An exact copy of all the data is required, with pictures left out.

GIVEN DATA:
= = = = = = =
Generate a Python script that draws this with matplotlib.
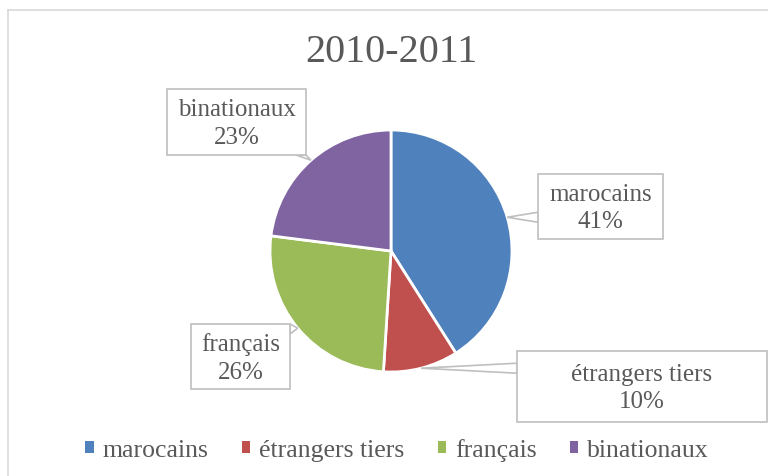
import numpy as np
import matplotlib.pyplot as plt
from matplotlib.patches import Patch, Rectangle, Polygon

# data
title = "2010-2011"
labels = ["marocains", "étrangers tiers", "français", "binationaux"]
values = [41, 10, 26, 23]
colors = ["#4F81BD", "#C0504D", "#9BBB59", "#8064A2"]

# callout boxes (left, top, right, bottom) in pixels from top-left
boxes = [(538, 175, 663, 240), (517, 352, 767, 423),
         (191, 325, 290, 390), (167, 90, 306, 156)]

W, H = 768, 477
grey = "#595959"
plt.rcParams['font.family'] = ['Liberation Serif', 'DejaVu Serif']

fig = plt.figure(figsize=(W / 100, H / 100), dpi=100)
ax = fig.add_axes([0, 0, 1, 1])

# chart area border (cropped at right/bottom)
ax.plot([8, 8], [0, H - 11], color="#D9D9D9", lw=1.2)
ax.plot([8, W], [H - 11, H - 11], color="#D9D9D9", lw=1.2)

cx, cy, r = 391, H - 252, 121
ax.pie(values, colors=colors, startangle=90, counterclock=False,
       center=(cx, cy), radius=r, frame=True,
       wedgeprops=dict(edgecolor="white", linewidth=2))
ax.set_xlim(0, W)
ax.set_ylim(0, H)
ax.axis('off')

ax.text(cx, H - 52, title, fontsize=29, color=grey, ha='center', va='center')

# callouts
cum = np.cumsum([0] + values[:-1])
total = sum(values)
for lab, v, c0, (l, t, rr, b) in zip(labels, values, cum, boxes):
    ang = np.deg2rad((c0 + v / 2) / total * 360)
    tx, ty = cx + r * np.sin(ang), cy + r * np.cos(ang)
    L, R, T, B = l, rr, H - t, H - b
    # nearest point on the box edge to the tip
    px, py = min(max(tx, L), R), min(max(ty, B), T)
    hw = 5
    if px in (L, R) and B < py < T:
        py = min(max(py, B + hw), T - hw)
        base = [(px, py - hw), (px, py + hw)]
    else:
        px = min(max(px, L + hw), R - hw)
        base = [(px - hw, py), (px + hw, py)]
    ax.add_patch(Polygon([base[0], (tx, ty), base[1]], closed=True,
                         facecolor="white", edgecolor="#BFBFBF", lw=1.2, zorder=3))
    ax.add_patch(Rectangle((L, B), R - L, T - B, facecolor="white",
                           edgecolor="#BFBFBF", lw=1.2, zorder=4))
    ax.text((L + R) / 2, (T + B) / 2 - 1, f"{lab}\n{v}%", fontsize=18, color=grey,
            ha='center', va='center', linespacing=1.35, zorder=5)

handles = [Patch(facecolor=c, edgecolor='none') for c in colors]
fig.legend(handles, labels, loc='center', bbox_to_anchor=(397 / W, 1 - 451 / H),
           ncol=4, frameon=False, fontsize=18.5, labelcolor=grey,
           handlelength=0.32, handleheight=0.32, handletextpad=0.35,
           columnspacing=1.3)

fig.savefig("out.png", dpi=100)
= = = = = = =
SOLUTION:
Generate a Python script that draws this with matplotlib.
import numpy as np
import matplotlib.pyplot as plt
from matplotlib.patches import Patch, Rectangle, Polygon

# data
title = "2010-2011"
labels = ["marocains", "étrangers tiers", "français", "binationaux"]
values = [41, 10, 26, 23]
colors = ["#4F81BD", "#C0504D", "#9BBB59", "#8064A2"]

# callout boxes (left, top, right, bottom) in pixels from top-left
boxes = [(538, 175, 663, 240), (517, 352, 767, 423),
         (191, 325, 290, 390), (167, 90, 306, 156)]

W, H = 768, 477
grey = "#595959"
plt.rcParams['font.family'] = ['Liberation Serif', 'DejaVu Serif']

fig = plt.figure(figsize=(W / 100, H / 100), dpi=100)
ax = fig.add_axes([0, 0, 1, 1])

# chart area border (cropped at right/bottom)
ax.plot([8, 8], [0, H - 11], color="#D9D9D9", lw=1.2)
ax.plot([8, W], [H - 11, H - 11], color="#D9D9D9", lw=1.2)

cx, cy, r = 391, H - 252, 121
ax.pie(values, colors=colors, startangle=90, counterclock=False,
       center=(cx, cy), radius=r, frame=True,
       wedgeprops=dict(edgecolor="white", linewidth=2))
ax.set_xlim(0, W)
ax.set_ylim(0, H)
ax.axis('off')

ax.text(cx, H - 52, title, fontsize=29, color=grey, ha='center', va='center')

# callouts
cum = np.cumsum([0] + values[:-1])
total = sum(values)
for lab, v, c0, (l, t, rr, b) in zip(labels, values, cum, boxes):
    ang = np.deg2rad((c0 + v / 2) / total * 360)
    tx, ty = cx + r * np.sin(ang), cy + r * np.cos(ang)
    L, R, T, B = l, rr, H - t, H - b
    # nearest point on the box edge to the tip
    px, py = min(max(tx, L), R), min(max(ty, B), T)
    hw = 5
    if px in (L, R) and B < py < T:
        py = min(max(py, B + hw), T - hw)
        base = [(px, py - hw), (px, py + hw)]
    else:
        px = min(max(px, L + hw), R - hw)
        base = [(px - hw, py), (px + hw, py)]
    ax.add_patch(Polygon([base[0], (tx, ty), base[1]], closed=True,
                         facecolor="white", edgecolor="#BFBFBF", lw=1.2, zorder=3))
    ax.add_patch(Rectangle((L, B), R - L, T - B, facecolor="white",
                           edgecolor="#BFBFBF", lw=1.2, zorder=4))
    ax.text((L + R) / 2, (T + B) / 2 - 1, f"{lab}\n{v}%", fontsize=18, color=grey,
            ha='center', va='center', linespacing=1.35, zorder=5)

handles = [Patch(facecolor=c, edgecolor='none') for c in colors]
fig.legend(handles, labels, loc='center', bbox_to_anchor=(397 / W, 1 - 451 / H),
           ncol=4, frameon=False, fontsize=18.5, labelcolor=grey,
           handlelength=0.32, handleheight=0.32, handletextpad=0.35,
           columnspacing=1.3)

fig.savefig("out.png", dpi=100)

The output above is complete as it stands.